Date of Inspection: 16 July 2013
Date of Publication: 21 August 2013
Inspection Report published 21 August 2013 PDF

People should be treated with respect, involved in discussions about their care and treatment and able to influence how the service is run (outcome 1)

Meeting this standard

We checked that people who use this service

  • Understand the care, treatment and support choices available to them.
  • Can express their views, so far as they are able to do so, and are involved in making decisions about their care, treatment and support.
  • Have their privacy, dignity and independence respected.
  • Have their views and experiences taken into account in the way the service is provided and delivered.

How this check was done

We looked at the personal care or treatment records of people who use the service, carried out a visit on 16 July 2013, observed how people were being cared for and checked how people were cared for at each stage of their treatment and care. We talked with people who use the service, talked with carers and / or family members and talked with staff.

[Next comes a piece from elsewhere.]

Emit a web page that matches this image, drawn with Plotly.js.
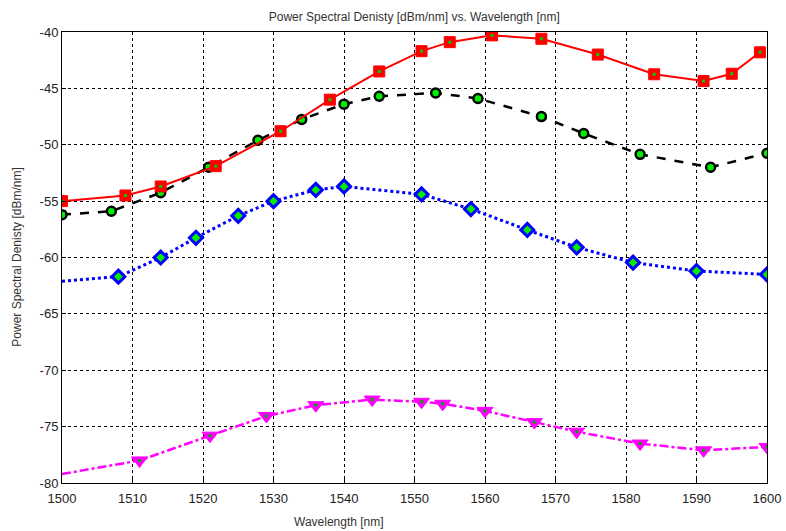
<!DOCTYPE html>
<html>
<head>
<meta charset="utf-8">
<script src="https://cdn.plot.ly/plotly-3.0.1.min.js"></script>
<style>html,body{margin:0;padding:0;background:#fff;}#chart{width:786px;height:531px;}</style>
</head>
<body>
<div id="chart"></div>
<script>
// Series: red squares (solid)
const redX = [1500, 1509, 1514, 1521.8, 1531, 1538, 1545, 1551, 1555, 1561, 1568, 1576, 1584, 1591, 1595, 1599];
const redY = [-55.0, -54.5, -53.7, -51.9, -48.8, -46.0, -43.5, -41.7, -40.9, -40.3, -40.6, -42.0, -43.75, -44.35, -43.7, -41.8];
// Series: black circles (dashed)
const blackX = [1500, 1507, 1514, 1520.8, 1527.8, 1534, 1540, 1545, 1553, 1559, 1568, 1574, 1582, 1592, 1600];
const blackY = [-56.2, -55.9, -54.25, -52.0, -49.6, -47.75, -46.4, -45.7, -45.4, -45.9, -47.5, -49.0, -50.85, -52.0, -50.75];
// Series: blue diamonds (dotted), first point drawn without marker
const blueX = [1500, 1508, 1514, 1519, 1525, 1530, 1536, 1540, 1551, 1558, 1566, 1573, 1581, 1590, 1600];
const blueY = [-62.1, -61.7, -60.0, -58.25, -56.3, -55.0, -54.0, -53.7, -54.4, -55.7, -57.55, -59.1, -60.45, -61.2, -61.5];
// Series: magenta triangles (dash-dot), first point drawn without marker
const magX = [1500, 1511, 1521, 1529, 1536, 1544, 1551, 1554, 1560, 1567, 1573, 1582, 1591, 1600];
const magY = [-79.2, -78.0, -75.8, -74.06, -73.1, -72.6, -72.8, -72.97, -73.6, -74.6, -75.45, -76.5, -77.1, -76.8];

const xTicks = [1500, 1510, 1520, 1530, 1540, 1550, 1560, 1570, 1580, 1590, 1600];
const yTicks = [-40, -45, -50, -55, -60, -65, -70, -75, -80];

function sizes(n, s, skipFirst) {
  return Array.from({length: n}, (_, i) => (skipFirst && i === 0) ? 0 : s);
}

const GREEN = '#00ee00';

const traces = [
  {x: blueX, y: blueY, type: 'scatter', mode: 'lines+markers',
   line: {color: '#0000ff', width: 3, dash: 'dot'},
   marker: {symbol: 'diamond', size: sizes(blueX.length, 10, true), color: GREEN, opacity: 1, line: {color: '#0000ff', width: 3}}},
  {x: magX, y: magY, type: 'scatter', mode: 'lines+markers',
   line: {color: '#ff00ff', width: 2.5, dash: 'dashdot'},
   marker: {symbol: 'triangle-down', size: sizes(magX.length, 14, true), color: '#ff00ff', opacity: 1, line: {color: '#ff00ff', width: 1}}},
  {x: blackX, y: blackY, type: 'scatter', mode: 'lines+markers',
   line: {color: '#000000', width: 2.5, dash: 'dash'},
   marker: {symbol: 'circle', size: sizes(blackX.length, 9, false), color: GREEN, opacity: 1, line: {color: '#000000', width: 2.5}}},
  {x: redX, y: redY, type: 'scatter', mode: 'lines+markers',
   line: {color: '#ff0000', width: 2},
   marker: {symbol: 'square', size: sizes(redX.length, 11, false), color: '#ff0000', opacity: 1, line: {color: '#ff0000', width: 1}}},
  {x: redX, y: redY, type: 'scatter', mode: 'markers', hoverinfo: 'skip',
   marker: {symbol: 'square', size: 3, color: '#00cc00', opacity: 1, line: {width: 0}}},
  {x: magX, y: magY, type: 'scatter', mode: 'markers', hoverinfo: 'skip',
   marker: {symbol: 'square', size: sizes(magX.length, 3, true), color: '#00aa00', opacity: 1, line: {width: 0}}}
];

const layout = {
  width: 786, height: 531,
  margin: {l: 62, r: 19, t: 32, b: 48, pad: 0},
  paper_bgcolor: '#ffffff', plot_bgcolor: '#ffffff',
  showlegend: false,
  font: {family: 'Liberation Sans, Arial, sans-serif', color: '#222', size: 13},
  title: {text: 'Power Spectral Denisty [dBm/nm] vs. Wavelength [nm]', x: 0.527, xanchor: 'center', y: 0.968, yanchor: 'middle',
          font: {size: 12, color: '#333'}},
  xaxis: {range: [1500, 1600], tickvals: xTicks, ticktext: xTicks.map(String),
          showgrid: true, gridcolor: '#000', griddash: 'dot', gridwidth: 1,
          showline: true, linecolor: '#000', linewidth: 1, mirror: true,
          ticks: 'inside', ticklen: 4, tickcolor: '#000', zeroline: false,
          ticklabelstandoff: 3,
          tickfont: {size: 13, color: '#222'}},
  yaxis: {range: [-80, -40], tickvals: yTicks, ticktext: yTicks.map(v => String(v)),
          showgrid: true, gridcolor: '#000', griddash: 'dot', gridwidth: 1,
          showline: true, linecolor: '#000', linewidth: 1, mirror: true,
          ticks: 'inside', ticklen: 4, tickcolor: '#000', zeroline: false,
          tickfont: {size: 13, color: '#222'}},
  annotations: [
    {text: 'Wavelength [nm]', xref: 'paper', yref: 'paper', x: 0.393, y: -0.087, xanchor: 'center', yanchor: 'middle',
     showarrow: false, font: {size: 12, color: '#333'}},
    {text: 'Power Spectral Denisty [dBm/nm]', xref: 'paper', yref: 'paper', x: -0.065, y: 0.5, xanchor: 'center', yanchor: 'middle',
     textangle: -90, showarrow: false, font: {size: 12, color: '#333'}}
  ]
};

Plotly.newPlot('chart', traces, layout, {displayModeBar: false, staticPlot: true});
</script>
</body>
</html>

We used the Short Observational Framework for Inspection (SOFI). SOFI is a specific way of observing care to help us understand the experience of people who could not talk with us.

Our judgement

People’s views and experiences were taken into account in the way the service was provided and delivered in relation to their care.

Reasons for our judgement

One person we talked with told us that their relative was encouraged and supported to make choices and decisions about their care, but that staff also made sure they received the care they needed.

Staff we talked with gave us examples of how people’s individual requests had been carried out. For example one person had wanted a television in their bedroom and this was obtained for them, and for another person a puzzle board was provided. We saw that people were given choices about activities that were provided. We saw that people sat where they wanted to sit. Information provided at the staff handover meeting showed that people had been given the choice about when they got up, when they had breakfast, and how they had wanted to be assisted with their hygiene that morning. This meant that before people received any care or treatment they were asked for their consent and had received support in the way that they had requested.

We looked at care records for four people and found they all included a section which guided staff on how the person preferred their care to be provided. We observed one individual whose appearance showed that their stated preferences for personal grooming had been followed. The person told us, “We’re asked about what we want.” Staff we talked to gave examples of how they supported people to remain as independent as possible in line with their care plan. This included asking the person each day what areas of their hygiene and dressing they wanted to complete themselves. This meant that people's independence had been encouraged and supported.

We saw that people’s privacy was supported by staff. For example, when one person wished to remain in their bedroom this was shared between staff members and how the person would continue to be supported in their bedroom was agreed. There were sitting rooms in the home which staff advised us were available and used when people wished to spend private time with their visitors.

We saw that people were supported by staff in a way which promoted their dignity. Staff talked with people in a way which showed that they respected the person’s views and wishes. A relative told us that staff treated people with the same respect that they would give to people who were part of their own family. “Staff have a good rapport with people,” the relative told us.